Walter Manzke: I fell into it by accident. I didn’t really plan on it. I was drawn into it more by the energy of the kitchen. It was a little like playing sports. The good energy and working together and the spontaneity—all of the hectic, high strung life and energy of the kitchen that I just thrived off of and I still do. I also happen to love eating food. I grew up with good food. Both of my parents are good cooks.
AB: Did you attend culinary school?
WM: I was studying business in San Diego and then that's when I started working in restaurants. And I studied restaurant management, which had a culinary part to it, but I didn’t go to culinary school.
AB: Do you recommend culinary school to aspiring chefs?
WM: I actually do recommend culinary school, but I also recommend that anybody who goes to culinary school should never be misled. Being a chef is hard and it takes practice and is not something you're just taught overnight. I do think reading the books, whether you do it through school or on your own, helps you understand everybody [and] what’s behind the business, so I think it is important.
AB: What are your favorite flavor combinations?
WM: I love what we just had in summer, the combination of tomatoes and tarragon. It has a similar effect as basil, but everyone serves tomato and basil, it’s predictable. I like the flavor of old white Burgundy and fish.
AB: How do you get inspiration for a dish?
WM: I get it from everywhere. At the farmers market checking out vegetables is inspiring, finding what looks exciting and best gives you lots of ideas. Traveling is super inspiring too, going to another country or place and seeing what another culture is doing.

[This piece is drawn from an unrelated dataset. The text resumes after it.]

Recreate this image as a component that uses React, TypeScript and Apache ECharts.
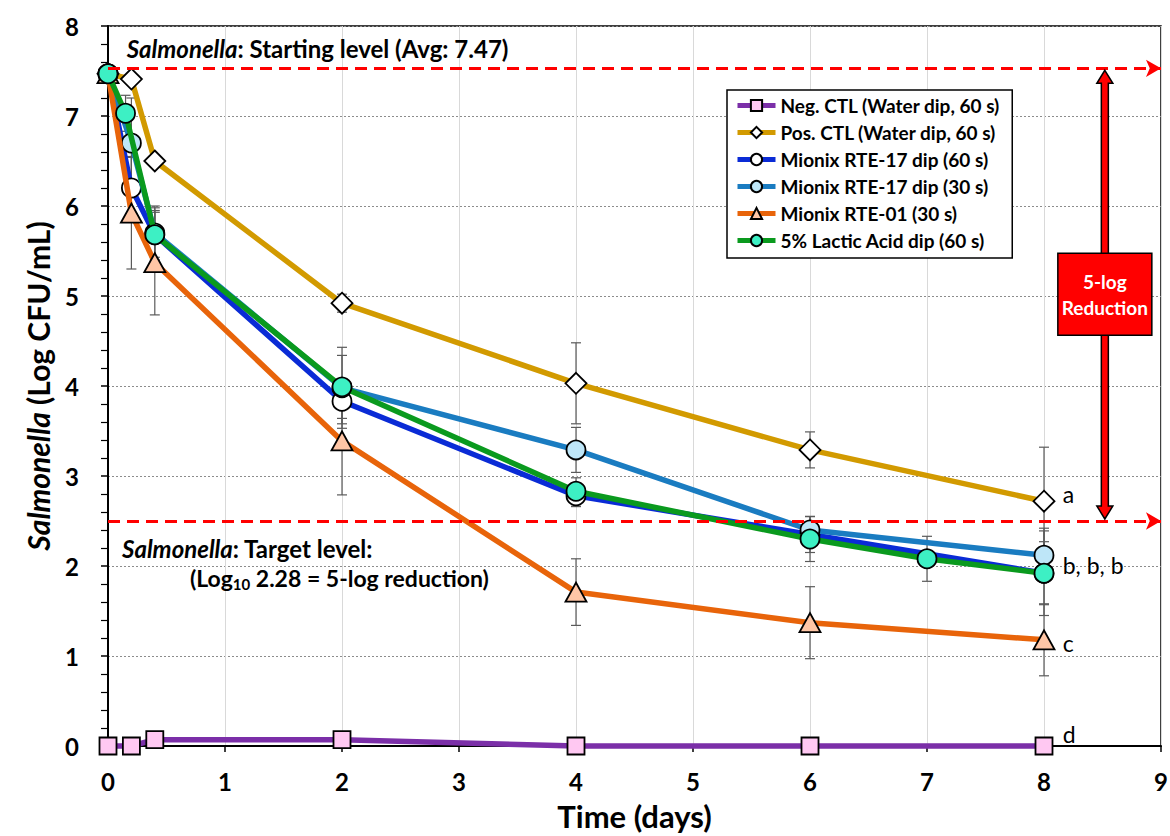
import React, { useEffect, useRef } from "react";
import * as echarts from "echarts";

// ---- data ----
const timeMain = [0, 0.2, 0.4, 2, 4, 6, 8];
const negCtl = [0, 0, 0.07, 0.07, 0, 0, 0];
const negErr = [0, 0, 0, 0, 0, 0, 0];
const posCtl = [7.47, 7.41, 6.5, 4.92, 4.03, 3.29, 2.72];
const posErr = [0, 0.05, 0.05, 0.1, 0.45, 0.2, 0.6];
const rte17s60 = [7.47, 6.2, 5.68, 3.83, 2.78, 2.35, 1.92];
const rte17s60Err = [0, 0.35, 0.3, 0.25, 0.12, 0.2, 0.47];
const rte17s30 = [7.47, 6.7, 5.7, 3.98, 3.29, 2.4, 2.12];
const rte17s30Err = [0, 0.5, 0.3, 0.45, 0.25, 0.15, 0.3];
const rte01 = [7.47, 5.92, 5.37, 3.39, 1.71, 1.37, 1.18];
const rte01Err = [0, 0.62, 0.58, 0.6, 0.37, 0.4, 0.4];
const timeLactic = [0, 0.15, 0.4, 2, 4, 6, 7, 8];
const lactic = [7.47, 7.03, 5.68, 3.99, 2.83, 2.3, 2.08, 1.92];
const lacticErr = [0, 0.2, 0.25, 0.35, 0.15, 0.25, 0.25, 0.35];

const startLevel = 7.53;
const targetLevel = 2.5;
const sigLetters = ["a", "b, b, b", "c", "d"];
const sigLetterY = [2.8, 2.01, 1.14, 0.13];

const FONT = "Lato, 'Open Sans', sans-serif";

type SeriesDef = {
  name: string;
  xs: number[];
  ys: number[];
  err: number[];
  line: string;
  fill: string;
  symbol: string;
  size: number | number[];
};

const seriesDefs: SeriesDef[] = [
  { name: "Neg. CTL (Water dip, 60 s)", xs: timeMain, ys: negCtl, err: negErr, line: "#7B2FA8", fill: "#FFC8F2", symbol: "rect", size: 17 },
  { name: "Pos. CTL (Water dip, 60 s)", xs: timeMain, ys: posCtl, err: posErr, line: "#D29A00", fill: "#FFFFFF", symbol: "diamond", size: 21 },
  { name: "Mionix RTE-17 dip (60 s)", xs: timeMain, ys: rte17s60, err: rte17s60Err, line: "#0A2BD6", fill: "#FFFFFF", symbol: "circle", size: 19 },
  { name: "Mionix RTE-17 dip (30 s)", xs: timeMain, ys: rte17s30, err: rte17s30Err, line: "#1A7CC1", fill: "#BEE6F8", symbol: "circle", size: 19 },
  { name: "Mionix RTE-01 (30 s)", xs: timeMain, ys: rte01, err: rte01Err, line: "#E8640A", fill: "#FFC6A6", symbol: "triangle", size: [21, 19] },
  { name: "5% Lactic Acid dip (60 s)", xs: timeLactic, ys: lactic, err: lacticErr, line: "#0A9A1E", fill: "#3DF0C4", symbol: "circle", size: 19 },
];

export default function App() {
  const ref = useRef<HTMLDivElement>(null);

  useEffect(() => {
    if (!ref.current) return;
    const chart = echarts.init(ref.current, undefined, { renderer: "svg" });

    const errSeries = seriesDefs.map((s) => ({
      type: "custom",
      name: s.name + " err",
      z: 1,
      silent: true,
      clip: false,
      data: s.xs.map((x, i) => [x, s.ys[i], s.err[i]]),
      renderItem: (_p: any, api: any) => {
        const x = api.value(0);
        const y = api.value(1);
        const e = api.value(2);
        if (!e) return null;
        const top = api.coord([x, y + e]);
        const bot = api.coord([x, y - e]);
        const w = 5;
        const st = { stroke: "#5A5A5A", lineWidth: 1.2 };
        return {
          type: "group",
          children: [
            { type: "line", shape: { x1: top[0], y1: top[1], x2: bot[0], y2: bot[1] }, style: st },
            { type: "line", shape: { x1: top[0] - w, y1: top[1], x2: top[0] + w, y2: top[1] }, style: st },
            { type: "line", shape: { x1: bot[0] - w, y1: bot[1], x2: bot[0] + w, y2: bot[1] }, style: st },
          ],
        };
      },
    }));

    const lineSeries = seriesDefs.map((s, k) => ({
      type: "line",
      name: s.name,
      z: 3 + k,
      clip: false,
      data: s.xs.map((x, i) => [x, s.ys[i]]),
      symbol: s.symbol,
      symbolSize: s.size,
      showAllSymbol: true,
      lineStyle: { color: s.line, width: 5.5 },
      itemStyle: { color: s.fill, borderColor: "#000", borderWidth: 1.8 },
      emphasis: { disabled: true },
      ...(k === 0
        ? {
            markLine: {
              silent: true,
              symbol: ["none", "arrow"],
              symbolSize: [13, 15],
              label: { show: false },
              lineStyle: { color: "#FF0000", width: 3, type: [12, 7] },
              data: [{ yAxis: startLevel }, { yAxis: targetLevel }],
              z: 20,
            },
          }
        : {}),
    }));

    const option: any = {
      animation: false,
      backgroundColor: "#fff",
      grid: {
        left: 108,
        top: 26,
        right: 9,
        bottom: 90,
        show: true,
        borderColor: "#000",
        borderWidth: 1.5,
        backgroundColor: "transparent",
        containLabel: false,
        outerBoundsMode: "none",
      },
      legend: {
        data: seriesDefs.map((s) => s.name),
        orient: "vertical",
        left: 727,
        top: 90,
        padding: [6, 12, 8, 8],
        itemGap: 8,
        itemWidth: 38,
        itemHeight: 14,
        borderColor: "#000",
        borderWidth: 1.5,
        backgroundColor: "#fff",
        selectedMode: false,
        lineStyle: { width: 5 },
        textStyle: { fontSize: 19, fontWeight: "bold", color: "#000", fontFamily: FONT },
        z: 30,
      },
      xAxis: {
        type: "value",
        min: 0,
        max: 9,
        interval: 1,
        axisLine: { onZero: false, lineStyle: { color: "#000", width: 2 } },
        axisTick: { show: true, length: 6, lineStyle: { color: "#000", width: 1.5 } },
        axisLabel: { fontSize: 24, fontWeight: "bold", color: "#000", fontFamily: FONT, margin: 23 },
        splitLine: { show: true, lineStyle: { color: "#D9D9D9", width: 1 } },
        name: "Time (days)",
        nameLocation: "middle",
        nameGap: 54,
        nameTextStyle: { fontSize: 31, fontWeight: "bold", color: "#000", fontFamily: FONT },
      },
      yAxis: {
        type: "value",
        min: 0,
        max: 8,
        interval: 1,
        axisLine: { lineStyle: { color: "#000", width: 2 } },
        axisTick: { show: true, length: 7, lineStyle: { color: "#000", width: 1.5 } },
        minorTick: { show: true, splitNumber: 5, length: 7, lineStyle: { color: "#000", width: 1.2 } },
        minorSplitLine: { show: false },
        axisLabel: { fontSize: 24, fontWeight: "bold", color: "#000", fontFamily: FONT, margin: 29 },
        splitLine: { show: true, lineStyle: { color: "#8C8C8C", width: 1, type: [2, 2] } },
        name: "{i|Salmonella} (Log CFU/mL)",
        nameLocation: "middle",
        nameGap: 55,
        nameRotate: 90,
        nameTextStyle: {
          fontSize: 30,
          fontWeight: "bold",
          color: "#000",
          fontFamily: FONT,
          rich: {
            i: { fontSize: 30, fontWeight: "bold", fontStyle: "italic", color: "#000", fontFamily: FONT },
          },
        },
      },
      series: [...errSeries, ...lineSeries],
    };

    chart.setOption(option);

    const px = (x: number, y: number) =>
      chart.convertToPixel({ xAxisIndex: 0, yAxisIndex: 0 }, [x, y]) as number[];

    const txtBase = { fontFamily: FONT, fill: "#000" };
    const graphics: any[] = [];
    const annFont = 24;

    // starting level text
    const pS = px(0.16, 7.75);
    graphics.push({
      type: "text",
      x: pS[0],
      y: pS[1],
      z: 40,
      style: {
        ...txtBase,
        text: "{i|Salmonella}: Starting level (Avg: 7.47)",
        fontSize: annFont,
        fontWeight: "bold",
        verticalAlign: "middle",
        rich: { i: { fontStyle: "italic", fontSize: annFont, fontFamily: FONT, fontWeight: "bold" } },
      },
    });
    // target level text
    const pT = px(0.12, 2.19);
    graphics.push({
      type: "text",
      x: pT[0],
      y: pT[1],
      z: 40,
      style: {
        ...txtBase,
        text: "{i|Salmonella}: Target level:",
        fontSize: annFont,
        fontWeight: "bold",
        verticalAlign: "middle",
        rich: { i: { fontStyle: "italic", fontSize: annFont, fontFamily: FONT, fontWeight: "bold" } },
      },
    });
    const pT2 = px(0.7, 1.87);
    graphics.push({
      type: "text",
      x: pT2[0],
      y: pT2[1],
      z: 40,
      style: {
        ...txtBase,
        text: "{m|(Log}{s|10}{m| 2.28 = 5-log reduction)}",
        verticalAlign: "middle",
        rich: {
          m: { fontSize: 23, fontFamily: FONT, fontWeight: "bold", lineHeight: 28, verticalAlign: "middle" },
          s: { fontSize: 15, fontFamily: FONT, fontWeight: "bold", lineHeight: 14, verticalAlign: "bottom" },
        },
      },
    });

    // significance letters
    sigLetters.forEach((l, i) => {
      const p = px(8.16, sigLetterY[i]);
      graphics.push({
        type: "text",
        x: p[0],
        y: p[1],
        z: 40,
        style: { ...txtBase, text: l, fontSize: 23, verticalAlign: "middle" },
      });
    });

    // double arrow
    const aTop = px(8.52, startLevel);
    const aBot = px(8.52, targetLevel);
    const cx = aTop[0];
    const hw = 8;
    const sw = 3.5;
    const hh = 13;
    const t = aTop[1] + 2;
    const b = aBot[1] - 2;
    graphics.push({
      type: "polygon",
      z: 35,
      shape: {
        points: [
          [cx, t],
          [cx + hw, t + hh],
          [cx + sw, t + hh],
          [cx + sw, b - hh],
          [cx + hw, b - hh],
          [cx, b],
          [cx - hw, b - hh],
          [cx - sw, b - hh],
          [cx - sw, t + hh],
          [cx - hw, t + hh],
        ],
      },
      style: { fill: "#FF0000", stroke: "#000", lineWidth: 1.5 },
    });
    const boxC = px(8.52, 5.02);
    graphics.push({
      type: "rect",
      z: 36,
      shape: { x: boxC[0] - 47, y: boxC[1] - 41, width: 94, height: 82 },
      style: { fill: "#FF0000", stroke: "#000", lineWidth: 1.5 },
    });
    graphics.push({
      type: "text",
      z: 37,
      x: boxC[0],
      y: boxC[1],
      style: {
        text: "5-log\nReduction",
        fill: "#fff",
        fontFamily: FONT,
        fontSize: 19,
        fontWeight: "bold",
        lineHeight: 26,
        align: "center",
        verticalAlign: "middle",
      },
    });

    chart.setOption({ graphic: graphics });

    return () => chart.dispose();
  }, []);

  return (
    <div
      ref={ref}
      style={{ position: "fixed", left: 0, top: 0, width: 1170, height: 836, background: "#fff" }}
    />
  );
}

AB: What goes into making a new dish?
WM: Whenever I’m making a new dish the most important thing is having the foundations of basic cooking, understanding cooking so you create something that makes sense. It is important to respect traditions. If you’re making a Japanese dish, you should know something about Japanese cooking. Know what’s behind the dish. The last thing you want is to make something that’s going in the wrong direction.
AB: Where do you see yourself in five years?
WM: I want to own my own restaurant, hopefully sooner than five years from now.